Not to mention, if all your drives are pulled, how do you reinstall OS X?



if it boots and it might you can install the the osx onto a usb drive. the usb drive must be added after he gets the pro to boot. the usb drive must be not formatted. use the retail older dvd to format it and partition it for a mac boot drive.

the pro will search for a boot drive you must have nothing but the dvd in the machine.

by the way the reason the disk does not boot is the pro sees a new osx on the machine in the hdds. my way will allow the pro to read the older retail dvd and try to boot it. and I don't know if it will work but this has worked for many other macs. such as minis MBP's and iMac's with tiger snow and snow leopard retro installs
 
I don't see the point, though, if it might be a driver issue. I already called Apple, however, and have a case file started.

Thanks to everyone for the info.

Honestly, it sounds like your card is DOA.

Your Snow Leopard retail disks don't include drivers for your card, in fact, the disk that came with your computer is the first version of OS X that does. So you're running both the newest, and oldest drivers already. The lack of drivers actually is the reason why your retail disks won't work at all.
 
Honestly, it sounds like your card is DOA.

Your Snow Leopard retail disks don't include drivers for your card, in fact, the disk that came with your computer is the first version of OS X that does. So you're running both the newest, and oldest drivers already. The lack of drivers actually is the reason why your retail disks won't work at all.

Yes, I get that now (about the install disc) but I doubt the card is DOA. If you've been following the threads, people have already had replacements and are still getting the same problems. It's happening with all brands of monitors, some out of the Dual-Link DVI (like mine) others out of the MDP.

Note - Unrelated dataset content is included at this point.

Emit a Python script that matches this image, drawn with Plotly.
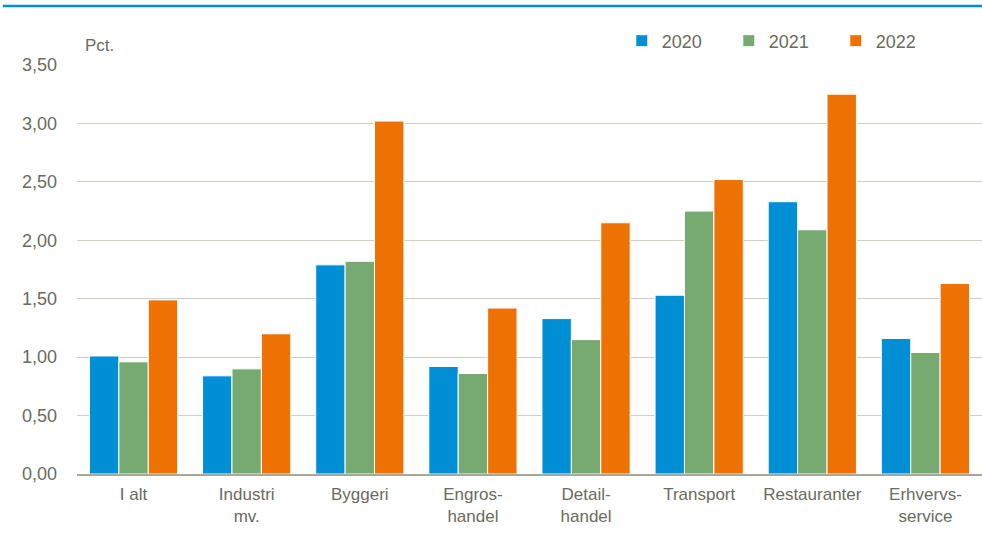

I've got AppleCare so I'm not too worried. I just don't see the point of needlessly switching out the hardware.
 
Roman23 did the board upgrade on his 2009 Mac Pro and upgraded the boards to 5,1. He kept his existing 10.6.4 install on his HD, and after running Geekbench with the 10F569 build of Snow Leopard, he was getting exactly one-half as high scores in Geekbench (5200 instead of 11400), he then installed Snow Leopard from the 2010 Mac Pro disks and he was back to his 11400 Geekbench scores (this is with the W3580 3.33GHz quad chip). It turns out that the 2010 Mac Pro Snow Leopard build has drivers for the processor bus that are different from the 10F569 build that is currently the latest update from Apple for all other machines. You MUST use the 2010 Disks that came with the machine or newer to install Snow Leopard, the older builds probably won't even install, but if you were able to run an older build your machine would be running at half speed. Kinda weird, but this is what happened. The newer build of Snow Leopard that comes with the 2010 Mac Pro contains specific drivers for the boards in the machine to interface with the processor.
 
So I booted up to a previous Snow Leopard system (10.6.4 on a FW drive) that was installed from the boxed discs (as opposed to system discs) and I haven't had one blip of static/snow on my monitor all day. I'm using Color to do some grading, btw. Also did some work in Lightroom and Final Cut Pro.

EDIT: OK, a day later I rebooted to the same drive and got (for the first time) the 'old TV' effect. The screen was just snow, coming in and out like a tv station going in and out of tune. Never had that on my main system, the one installed from the Mac Pro system discs.

Next, I'll try booting from the System install disc for a day. There's not much I can do when booted from the System Disc but I'm getting tired of waiting for a fix, so anything I can report back to Apple is worth it.